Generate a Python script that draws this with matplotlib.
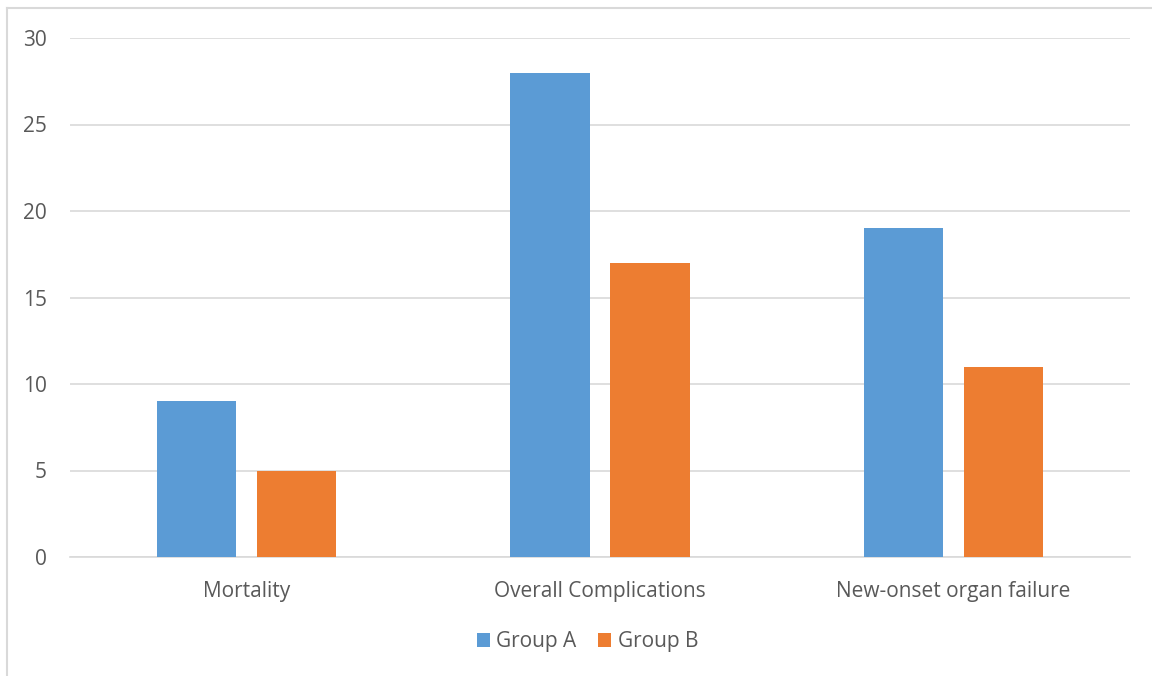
import numpy as np
import matplotlib
matplotlib.use("Agg")
import matplotlib.pyplot as plt
from matplotlib.lines import Line2D

# data
categories = ["Mortality", "Overall Complications", "New-onset organ failure"]
group_a = [9, 28, 19]
group_b = [5, 17, 11]
series_names = ["Group A", "Group B"]
yticks = [0, 5, 10, 15, 20, 25, 30]

plt.rcParams['font.family'] = ['Open Sans', 'DejaVu Sans']

W, H = 1152, 676
fig = plt.figure(figsize=(W / 100, H / 100), dpi=100)
fig.patch.set_facecolor('white')

# chart-area border (only left and top visible)
fig.add_artist(Line2D([6.5 / W, 6.5 / W], [0, 1 - 8 / H], transform=fig.transFigure,
                      color='#D9D9D9', lw=1.5))
fig.add_artist(Line2D([6.5 / W, 1], [1 - 8 / H, 1 - 8 / H], transform=fig.transFigure,
                      color='#D9D9D9', lw=1.5))

left, right = 70, 1130
top, bottom = 38, 557
ax = fig.add_axes([left / W, 1 - bottom / H, (right - left) / W, (bottom - top) / H])

x = np.arange(len(categories))
width = 0.224
off = 0.1415
ax.bar(x - off, group_a, width, color='#5B9BD5', label=series_names[0], zorder=3)
ax.bar(x + off, group_b, width, color='#ED7D31', label=series_names[1], zorder=3)

ax.set_xlim(-0.5, len(categories) - 0.5)
ax.set_ylim(0, 30)
ax.set_yticks(yticks)
ax.set_xticks(x)
ax.set_xticklabels(categories)
ax.yaxis.grid(True, color='#D9D9D9', lw=1.2, zorder=0)
for s in ['top', 'right', 'left']:
    ax.spines[s].set_visible(False)
ax.spines['bottom'].set_color('#D9D9D9')
ax.spines['bottom'].set_linewidth(1.2)
ax.tick_params(axis='both', length=0, colors='#595959', labelsize=15)
ax.tick_params(axis='y', pad=16.5)
ax.tick_params(axis='x', pad=17)

leg = fig.legend(loc='center', bbox_to_anchor=(587.5 / W, 1 - 642 / H), ncol=2, frameon=False,
                 fontsize=15, handlelength=0.62, handleheight=0.62, handletextpad=0.3,
                 columnspacing=1.06)
for t in leg.get_texts():
    t.set_color('#595959')

fig.savefig("out.png", dpi=100)
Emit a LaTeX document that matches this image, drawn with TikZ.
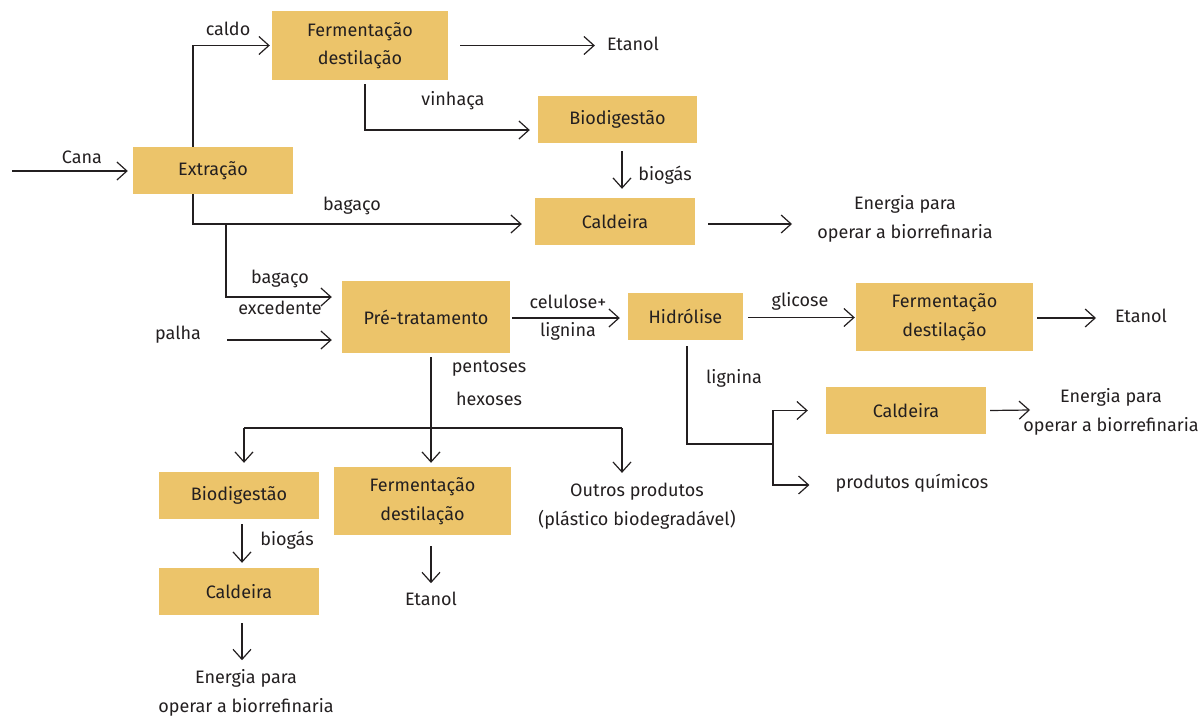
\documentclass[tikz,border=0pt]{standalone}
\usepackage{fontspec}
\setmainfont{Fira Sans}
\usetikzlibrary{arrows.meta}
\definecolor{boxc}{RGB}{236,196,106}
\definecolor{txt}{RGB}{35,31,32}
\begin{document}
\begin{tikzpicture}[x=1pt,y=-1pt,
  every node/.style={font=\fontsize{18}{28.5}\selectfont, text=txt},
  box/.style={fill=boxc, inner sep=0pt, align=center},
  lbl/.style={inner sep=0pt, align=center},
  ln/.style={line width=1.2pt, draw=txt},
  arr/.style={ln, -{Straight Barb[length=10pt,width=18pt,line width=1.2pt]}}]
\useasboundingbox (0,0) rectangle (1200,717);
% boxes
\node[box, minimum width=176pt, minimum height=69pt] (f1) at (360,45.5) {Fermentação\\destilação};
\node[box, minimum width=160pt, minimum height=47pt] (extr) at (213,170.5) {Extração};
\node[box, minimum width=159pt, minimum height=47pt] (bio1) at (617.5,119.5) {Biodigestão};
\node[box, minimum width=160pt, minimum height=47pt] (cal1) at (615,221.5) {Caldeira};
\node[box, minimum width=168pt, minimum height=72pt] (pre) at (426,317) {Pré-tratamento};
\node[box, minimum width=115pt, minimum height=47pt] (hid) at (685.5,316.5) {Hidrólise};
\node[box, minimum width=177pt, minimum height=68pt] (f2) at (944.5,317) {Fermentação\\destilação};
\node[box, minimum width=160pt, minimum height=47pt] (cal2) at (906,410.5) {Caldeira};
\node[box, minimum width=160pt, minimum height=47pt] (bio2) at (239,495.5) {Biodigestão};
\node[box, minimum width=177pt, minimum height=68pt] (f3) at (422.5,501) {Fermentação\\destilação};
\node[box, minimum width=160pt, minimum height=47pt] (cal3) at (239,591.5) {Caldeira};
% labels
\node[lbl] (cana) at (82,157) {Cana};
\node[lbl] (caldo) at (228,29) {caldo};
\node[lbl] (et1) at (633,44) {Etanol};
\node[lbl] (vinh) at (453,101) {vinhaça};
\node[lbl] (bg1) at (665,175) {biogás};
\node[lbl] (bag) at (352,206) {bagaço};
\node[lbl] (en1) at (905,219) {Energia para\\operar a biorrefinaria};
\node[lbl] (bagx1) at (280,279) {bagaço};
\node[lbl] (bagx2) at (280,308) {excedente};
\node[lbl] (palha) at (178,335) {palha};
\node[lbl] (cel) at (568,302) {celulose+};
\node[lbl] (lig1) at (568,331) {lignina};
\node[lbl] (glic) at (800,301) {glicose};
\node[lbl] (et2) at (1141,316) {Etanol};
\node[lbl] (lig2) at (734,378) {lignina};
\node[lbl] (en2) at (1111,412) {Energia para\\operar a biorrefinaria};
\node[lbl] (quim) at (912,483) {produtos químicos};
\node[lbl] (pent) at (489,369) {pentoses};
\node[lbl] (hex) at (489,399) {hexoses};
\node[lbl] (outros) at (637,506) {Outros produtos\\(plástico biodegradável)};
\node[lbl] (bg2) at (287,540) {biogás};
\node[lbl] (et3) at (431,599) {Etanol};
\node[lbl] (en3) at (246,693) {Energia para\\operar a biorrefinaria};
% coordinates
\coordinate (canain) at (12,171);
\coordinate (e1in) at (792,224);
\coordinate (bj) at (226,224);
\coordinate (pin) at (227,340);
\coordinate (e2in) at (1096,318);
\coordinate (lj) at (773,444);
\coordinate (e3in) at (1030,410);
\coordinate (bl) at (244,428);
\coordinate (br) at (622,428);
% connectors
\draw[arr] (canain) -- ([xshift=-5]extr.west |- canain);
\draw[arr] ([xshift=-20]extr.north) |- ([xshift=-2]f1.west);
\draw[arr] ([xshift=12]f1.east) -- ([xshift=-12]et1.west |- f1.east);
\draw[arr] ([xshift=5,yshift=-4]f1.south) |- ([xshift=-8,yshift=-10.5]bio1.west);
\draw[arr] ([xshift=4.5,yshift=-8]bio1.south) -- ([xshift=7,yshift=9]cal1.north);
\draw[arr] ([xshift=-20]extr.south) |- ([xshift=-13,yshift=-2.5]cal1.west);
\draw[arr] ([xshift=13,yshift=-2.5]cal1.east) -- (e1in);
\draw[arr] (bj) |- ([xshift=-10,yshift=20]pre.west);
\draw[arr] (pin) -- ([xshift=-10,yshift=-23]pre.west);
\draw[arr] ([xshift=2,yshift=-1]pre.east) -- ([xshift=-8,yshift=-1]pre.east -| hid.west);
\draw[arr] ([xshift=5,yshift=-1]hid.east) -- ([xshift=-1,yshift=-1]hid.east -| f2.west);
\draw[arr] ([xshift=4,yshift=-1]f2.east) -- (e2in);
\draw[ln] ([xshift=1.5,yshift=-6]hid.south) |- (lj);
\draw[arr] (lj) |- ([xshift=-18]cal2.west);
\draw[arr] (lj) |- ([xshift=-26,yshift=-2]quim.west);
\draw[arr] ([xshift=4]cal2.east) -- (e3in);
\draw[arr] ([xshift=5,yshift=-4]pre.south) -- ([xshift=8.5,yshift=4]f3.north);
\draw[ln] (bl) -- (br);
\draw[arr] (bl) -- ([xshift=5,yshift=9]bio2.north);
\draw[arr] (br) -- ([yshift=10]br |- outros.north);
\draw[arr] ([xshift=3,yshift=-5]bio2.south) -- ([xshift=3,yshift=5]cal3.north);
\draw[arr] ([xshift=8.5,yshift=-11]f3.south) -- ([xshift=8.5,yshift=-48]f3.south);
\draw[arr] ([xshift=3,yshift=-8]cal3.south) -- ([xshift=3,yshift=-45]cal3.south);
\end{tikzpicture}
\end{document}
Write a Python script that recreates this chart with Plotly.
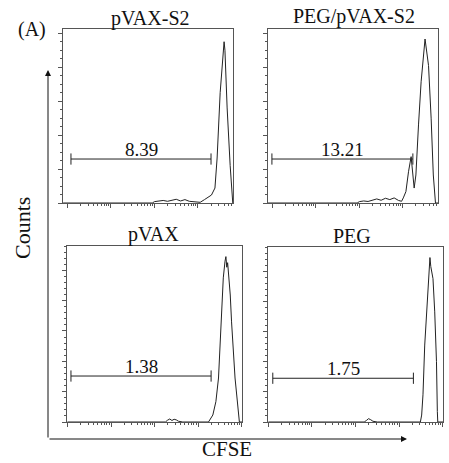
import numpy as np
import plotly.graph_objects as go

W, H = 449, 463

# ---------------- data (x = log10 CFSE intensity, y = counts) ----------------
panel_titles = ["pVAX-S2", "PEG/pVAX-S2", "pVAX", "PEG"]

s2_x = [-0.1, 1.95, 2.0, 2.1, 2.2, 2.3, 2.4, 2.5, 2.6, 2.7, 2.8, 2.9, 2.98, 3.05, 3.15,
        3.23, 3.31, 3.39, 3.44, 3.51, 3.57, 3.60, 3.62, 3.67, 3.74, 3.80]
s2_y = [0, 0, 0.8, 1.2, 1.5, 1.0, 1.8, 2.2, 1.2, 2.0, 1.0, 0.8, 0.3, 0.4, 2.0,
        3.5, 4.7, 8.8, 26.5, 65, 89, 95, 90, 56, 22, 0]

peg_s2_x = [-0.1, 1.95, 2.0, 2.1, 2.2, 2.3, 2.4, 2.5, 2.6, 2.7, 2.8, 2.9, 2.97, 3.01,
            3.07, 3.13, 3.19, 3.26, 3.30, 3.36, 3.42, 3.51, 3.59, 3.65, 3.70, 3.75, 3.81]
peg_s2_y = [0, 0, 0.8, 1.2, 0.9, 1.8, 2.4, 1.6, 2.8, 2.0, 3.0, 1.5, 1.0, 3.0,
            6.7, 18.4, 27.3, 8.8, 16.5, 46, 71.4, 96.6, 81, 50, 16.5, 0, 0]

vax_x = [0, 2.25, 2.3, 2.35, 2.4, 2.45, 2.5, 2.55, 2.65, 3.24, 3.34, 3.41, 3.47, 3.53,
         3.58, 3.62, 3.64, 3.66, 3.68, 3.74, 3.77, 3.85, 3.93, 3.95, 4.01]
vax_y = [0, 0, 1.2, 2.0, 1.0, 1.8, 1.4, 0.5, 0, 0, 4.6, 13.4, 29, 62,
         95, 106, 109, 102, 105, 83.7, 66, 29, 2.6, 0, 0]

peg_x = [0, 2.2, 2.25, 2.3, 2.35, 2.4, 2.5, 3.49, 3.52, 3.55, 3.59, 3.65, 3.69, 3.71,
         3.73, 3.78, 3.82, 3.86, 3.88, 3.89, 4.01]
peg_y = [0, 0, 1.0, 2.2, 1.5, 0.5, 0, 0, 4.6, 18, 51, 84, 105, 109,
         103, 95, 73, 40, 7, 0, 0]

gate_lo = [0.08, -0.01, 0.08, 0.10]
gate_hi = [3.30, 3.23, 3.30, 3.33]
gate_level = [25.9, 25.9, 30.3, 29.0]
gate_pct = ["8.39", "13.21", "1.38", "1.75"]

# ---------------- layout geometry ----------------
def px_x(p):
    return p / W

def px_y(p):
    return 1 - p / H

boxes = [  # left, right, top, bottom (pixels)
    (63, 233, 29, 203),
    (268, 438, 29, 203),
    (67, 242, 246, 422),
    (268, 443, 247, 422),
]
x_ranges = [[-0.103, 3.805], [-0.10, 3.808], [-0.011, 4.01], [-0.01, 4.01]]
y_ranges = [[0, 102.5], [0, 102.5], [0, 116], [0, 116]]
y_minor = [4, 4, 5, 5]

series = [(s2_x, s2_y), (peg_s2_x, peg_s2_y), (vax_x, vax_y), (peg_x, peg_y)]

FONT = "Liberation Serif, Times New Roman, serif"
AX_COL = "#555555"
LINE_COL = "#222222"

fig = go.Figure()
layout_axes = {}
annotations = []

for i in range(4):
    n = "" if i == 0 else str(i + 1)
    xa, ya = "x" + n, "y" + n
    l, r, t, b = boxes[i]
    x0, x1 = x_ranges[i]
    decades = [d for d in range(0, 5) if x0 <= d <= x1]
    minors = [np.log10(k) + d for d in range(0, 4) for k in range(2, 10)
              if x0 <= np.log10(k) + d <= x1]

    fig.add_trace(go.Scatter(x=series[i][0], y=series[i][1], mode="lines",
                             line=dict(color=LINE_COL, width=1),
                             xaxis=xa, yaxis=ya, showlegend=False, hoverinfo="skip"))
    fig.add_trace(go.Scatter(x=[gate_lo[i], gate_hi[i]], y=[gate_level[i]] * 2,
                             mode="lines+markers",
                             line=dict(color=LINE_COL, width=1),
                             marker=dict(symbol="line-ns", size=8,
                                         line=dict(color=LINE_COL, width=1)),
                             xaxis=xa, yaxis=ya, showlegend=False, hoverinfo="skip"))
    annotations.append(dict(x=(gate_lo[i] + gate_hi[i]) / 2, y=gate_level[i],
                            xref=xa, yref=ya, text=gate_pct[i], showarrow=False,
                            xanchor="center", yanchor="bottom", yshift=-3,
                            font=dict(family=FONT, size=19, color="#111")))

    layout_axes["xaxis" + n] = dict(
        domain=[px_x(l), px_x(r)], range=x_ranges[i], anchor=ya,
        showgrid=False, zeroline=False, showline=True, linecolor=AX_COL,
        linewidth=1, mirror=True, ticks="outside", ticklen=4, tickcolor=AX_COL,
        tickmode="array", tickvals=decades, showticklabels=False,
        minor=dict(tickmode="array", tickvals=minors, ticks="outside",
                   ticklen=2, tickcolor=AX_COL, showgrid=False),
    )
    layout_axes["yaxis" + n] = dict(
        domain=[px_y(b), px_y(t)], range=y_ranges[i], anchor=xa,
        showgrid=False, zeroline=False, showline=True, linecolor=AX_COL,
        linewidth=1, mirror=True, ticks="outside", ticklen=4, tickcolor=AX_COL,
        dtick=20, showticklabels=False,
        minor=dict(dtick=20 / y_minor[i], ticks="outside", ticklen=2,
                   tickcolor=AX_COL, showgrid=False),
    )

# panel titles
title_pos = [(150, 18), (354, 17), (153, 234), (352, 236)]
for (tx, ty), txt in zip(title_pos, panel_titles):
    annotations.append(dict(x=px_x(tx), y=px_y(ty), xref="paper", yref="paper",
                            text=txt, showarrow=False, xanchor="center",
                            yanchor="middle",
                            font=dict(family=FONT, size=20, color="#111")))

annotations.append(dict(x=px_x(32), y=px_y(29), xref="paper", yref="paper",
                        text="(A)", showarrow=False, xanchor="center",
                        yanchor="middle",
                        font=dict(family=FONT, size=20, color="#111")))
annotations.append(dict(x=px_x(22), y=px_y(228), xref="paper", yref="paper",
                        text="Counts", showarrow=False, textangle=-90,
                        xanchor="center", yanchor="middle",
                        font=dict(family=FONT, size=22, color="#111")))
annotations.append(dict(x=px_x(227), y=px_y(449), xref="paper", yref="paper",
                        text="CFSE", showarrow=False, xanchor="center",
                        yanchor="middle",
                        font=dict(family=FONT, size=21, color="#111")))

# outer axis arrows
annotations.append(dict(x=px_x(48), y=px_y(70), xref="paper", yref="paper",
                        ax=0, ay=369, axref="pixel", ayref="pixel", text="",
                        showarrow=True, arrowhead=2, arrowsize=1.2, arrowwidth=1,
                        arrowcolor="#111"))
annotations.append(dict(x=px_x(407), y=px_y(439), xref="paper", yref="paper",
                        ax=-359, ay=0, axref="pixel", ayref="pixel", text="",
                        showarrow=True, arrowhead=2, arrowsize=1.2, arrowwidth=1,
                        arrowcolor="#111"))

fig.update_layout(
    width=W, height=H, margin=dict(l=0, r=0, t=0, b=0),
    paper_bgcolor="white", plot_bgcolor="white",
    annotations=annotations, **layout_axes,
)

fig.write_html(
    "out.html",
    config={"displayModeBar": False},
    post_script="document.body.style.margin='0';document.body.style.overflow='hidden';",
)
* * *
Problem to solve:
Repeat only the lines from the one holding "Write a Python" to the one holding "annotations = []", both ends included, and drop the images.

Output for this task:
Write a Python script that recreates this chart with Plotly.
import numpy as np
import plotly.graph_objects as go

W, H = 449, 463

# ---------------- data (x = log10 CFSE intensity, y = counts) ----------------
panel_titles = ["pVAX-S2", "PEG/pVAX-S2", "pVAX", "PEG"]

s2_x = [-0.1, 1.95, 2.0, 2.1, 2.2, 2.3, 2.4, 2.5, 2.6, 2.7, 2.8, 2.9, 2.98, 3.05, 3.15,
        3.23, 3.31, 3.39, 3.44, 3.51, 3.57, 3.60, 3.62, 3.67, 3.74, 3.80]
s2_y = [0, 0, 0.8, 1.2, 1.5, 1.0, 1.8, 2.2, 1.2, 2.0, 1.0, 0.8, 0.3, 0.4, 2.0,
        3.5, 4.7, 8.8, 26.5, 65, 89, 95, 90, 56, 22, 0]

peg_s2_x = [-0.1, 1.95, 2.0, 2.1, 2.2, 2.3, 2.4, 2.5, 2.6, 2.7, 2.8, 2.9, 2.97, 3.01,
            3.07, 3.13, 3.19, 3.26, 3.30, 3.36, 3.42, 3.51, 3.59, 3.65, 3.70, 3.75, 3.81]
peg_s2_y = [0, 0, 0.8, 1.2, 0.9, 1.8, 2.4, 1.6, 2.8, 2.0, 3.0, 1.5, 1.0, 3.0,
            6.7, 18.4, 27.3, 8.8, 16.5, 46, 71.4, 96.6, 81, 50, 16.5, 0, 0]

vax_x = [0, 2.25, 2.3, 2.35, 2.4, 2.45, 2.5, 2.55, 2.65, 3.24, 3.34, 3.41, 3.47, 3.53,
         3.58, 3.62, 3.64, 3.66, 3.68, 3.74, 3.77, 3.85, 3.93, 3.95, 4.01]
vax_y = [0, 0, 1.2, 2.0, 1.0, 1.8, 1.4, 0.5, 0, 0, 4.6, 13.4, 29, 62,
         95, 106, 109, 102, 105, 83.7, 66, 29, 2.6, 0, 0]

peg_x = [0, 2.2, 2.25, 2.3, 2.35, 2.4, 2.5, 3.49, 3.52, 3.55, 3.59, 3.65, 3.69, 3.71,
         3.73, 3.78, 3.82, 3.86, 3.88, 3.89, 4.01]
peg_y = [0, 0, 1.0, 2.2, 1.5, 0.5, 0, 0, 4.6, 18, 51, 84, 105, 109,
         103, 95, 73, 40, 7, 0, 0]

gate_lo = [0.08, -0.01, 0.08, 0.10]
gate_hi = [3.30, 3.23, 3.30, 3.33]
gate_level = [25.9, 25.9, 30.3, 29.0]
gate_pct = ["8.39", "13.21", "1.38", "1.75"]

# ---------------- layout geometry ----------------
def px_x(p):
    return p / W

def px_y(p):
    return 1 - p / H

boxes = [  # left, right, top, bottom (pixels)
    (63, 233, 29, 203),
    (268, 438, 29, 203),
    (67, 242, 246, 422),
    (268, 443, 247, 422),
]
x_ranges = [[-0.103, 3.805], [-0.10, 3.808], [-0.011, 4.01], [-0.01, 4.01]]
y_ranges = [[0, 102.5], [0, 102.5], [0, 116], [0, 116]]
y_minor = [4, 4, 5, 5]

series = [(s2_x, s2_y), (peg_s2_x, peg_s2_y), (vax_x, vax_y), (peg_x, peg_y)]

FONT = "Liberation Serif, Times New Roman, serif"
AX_COL = "#555555"
LINE_COL = "#222222"

fig = go.Figure()
layout_axes = {}
annotations = []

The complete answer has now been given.